В г. Вальдемаре не оставалось ни малейшего признака жизни. Порешив между собою, что он уже умер, мы собирались предоставить труп его попечению двух лиц, составлявших его прислугу, когда сильный трепет языка его заставил нас остановиться. Это трепетное движение продолжалось, может быть, минуту: после чего из неподвижных и удаленно разверстых одна от другой челюстей изшел такой голос, что было бы совершеннейшим с моей стороны безумием пытаться дать о нем понятие каким-либо описанием. Конечно, можно было бы применить к определению его два или три эпитета; я, например, мог бы сказать, что то были звуки дряблые, жесткие, глухие, пустые, глубокие: но отвратительно ужасающая общность произведенного ими впечатления решительно невыразима, по той весьма простой причине, что никогда никакой подобный сему звук не поражал человеческого слуха. Были однако ж две особенности, которые, как тогда, так и теперь, по мнению моему, исключительно знаменовали эти звуки и могут представить, разумеется, наислабейшую лишь тень понятия о сверхчеловеческой странности их. Во-первых, голос доходил до нашего (по крайней мере, до моего) слуха будто бы из чрезвычайно отдаленного места, или же из преглубочайшего подземелья. Во-вторых, он производил на мой слух такое впечатление (я предвижу, что в этом случае мне невозможно быть понятным), какое производят на чувство осязания студенистые и слизистые вещества. Я говорю о звуке и голосе, желая выразить, что звук этот был последовательностью слогов, обозначавшихся с ясностию, но с ясностию именно совершенно чудесною, невыразимо поразительною. Г. Вальдемар, очевидно, отвечал на вопрос, который был сделан ему мною за несколько минут пред сим. Вы помните, что я спросил его тогда: спите ли вы еще? Теперь он отвечал: да… нет… я спал… а теперь… теперь я мертв.

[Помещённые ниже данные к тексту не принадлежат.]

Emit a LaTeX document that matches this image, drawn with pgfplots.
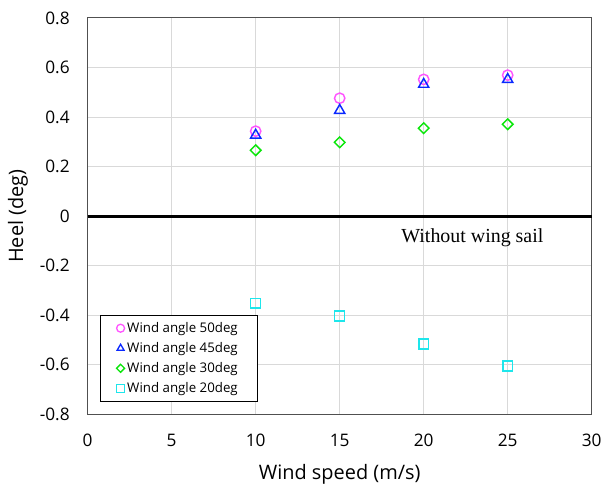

Никто из присутствовавших не пытался ни отрицать, ни удерживать невыразимого ужаса, произведенного этими словами. Г. Л. И. (студент) упал без чувств, а прислуга в ту же минуту выбежала из комнаты, и ни за что в свете не соглашалась войти опять. Мои собственные впечатления были таковы, что я и думать не смею дать о них читателю хоть малейшее понятие. Около часа мы молча, не произнося ни единого звука, трудились всячески привести в чувство г. Д. И. Успев в этом, мы опять начали внимательно всматриваться в положение г. Вальдемара.
Оно (положение) нисколько не изменилось против описанного сейчас; вся разница состояла в том, что на поднесенном зеркале не появилось ни малейшего следа дыхания. Пробовали, но без успеха, пустить кровь из руки, которая, нужно заметить, уже не повиновалась более моей воле; единственное, истинное свидетельство о присущей еще силе влияния магнетического проявлялось в сотрясательном движении языка каждый раз, когда я обращал вопрос к г. Вальдемару. Казалось, он усиливался отвечать, но ему уже не доставало воли. К вопросам, делаемым ему другими, он, очевидно, был решительно не чувствителен, несмотря на старание мое привести его в магнетическое соотношение с каждым из присутствовавших.